When selecting an automatic drip coffee maker, look for models that specifically identify the water temperature, if it is less than 185° F, it is inadequate; and closer to 200° F is much better. Models that use mesh filters are often preferred by connoisseurs in order to avoid the flavor paper filters impart. The time the water is in contact with the beans is essentially out of your hands, However, a well designed model will have engineered a filter the optimizes for the proper contact time; it may also provide a brew control for brew strength.

For the ultimate in convenience, some manufacturers have come out with “barista in a box” automatic coffee systems. The concept sounds great: you add whole beans and cold water before you go to bed, set the timer, and wake up to freshly ground and brewed coffee. There are two potential problems however; one is noise. When the timer goes off, the first thing you'll hear is the built-in grinder. After that shock, you might not need coffee! The second is clean-up. All of the extra gadgetry required to perform automated brewing can be a pain to clean.

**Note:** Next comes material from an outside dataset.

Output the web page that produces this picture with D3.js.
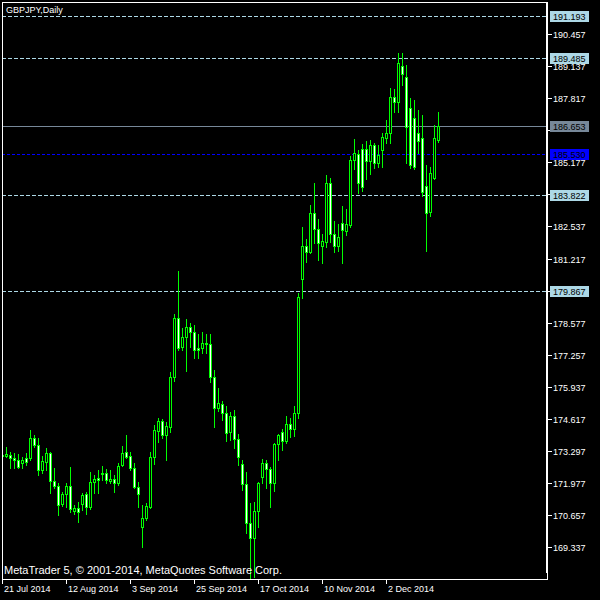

Still, they can brew very good coffee, so they may be an option for you if you don't mind these two issues.

Manual coffee brewing methods require you to heat the water to boiling or near boiling and then pour it over the grounds. Some methods also require you to carefully time the brewing process. The most popular method is also one of the oldest: the plunger or “French” press. To brew a pot, you simply put the proper amount of grounds into the carafe, add near boiling water, and wait approximately four minutes. When the time is up, gently push the plunger down and the grounds will separate from the liquid and you're ready to pour. As long as you get the brew time right (any egg timer will do), almost any French press will deliver great results. Glass carafes are easier to clean, but can be fragile. Plastic carafes are durable, but can turn cloudy and dull with use. Likewise, metal plunger screens are durable and easy to clean, but less expensive models will use a nylon screen, which can work just as well. One drawback to the French press is that it loses heat quickly, making your coffee too cool; this can be remedied by choosing an insulated model.

Another type of manual coffee maker works like an automatic drip coffee maker, but requires you to heat the water and pour it into a drip basket. This gives you more control over the water temperature, but you still have to buy filters and the contact time between grounds and hot water depends on the design of the drip basket. You also have to keep adding water to the drip basket until you've got enough coffee. This type of brewing is more complicated but has the potential to yield the finest cup of coffee.

There are other connoisseur brewing methods, including the vacuum pot, Moka pot, and Aeropress. However, if you are willing to spend more money, you might graduate up to the barista style espresso makers. These can be used to brew coffee, a cup at a time, European style. Instead of brewing a standard cup of coffee, espresso machines can be used with any blend of coffee to make an "Americano"; a shot of espresso to which 7 ounces of very hot water is added. Of course, all the other espresso drinks are also at your fingertips, along with the ability to steam or froth milk for cappuccinos and cafe lattes.

The choice is yours

Thanks to the coffee revolution, there are a lot of ways to make great coffee at home. Choosing the right home brewing system depends on your personal preferences. Do you value convenience? There's an automatic drip coffee maker out there for you. Do you fancy yourself a coffee aficionado? A French press will serve you well. Want to be your own barista? Choose an espresso machine. Which ever way you go, there's no reason to put up with mediocre coffee - or pay coffee house prices - anymore.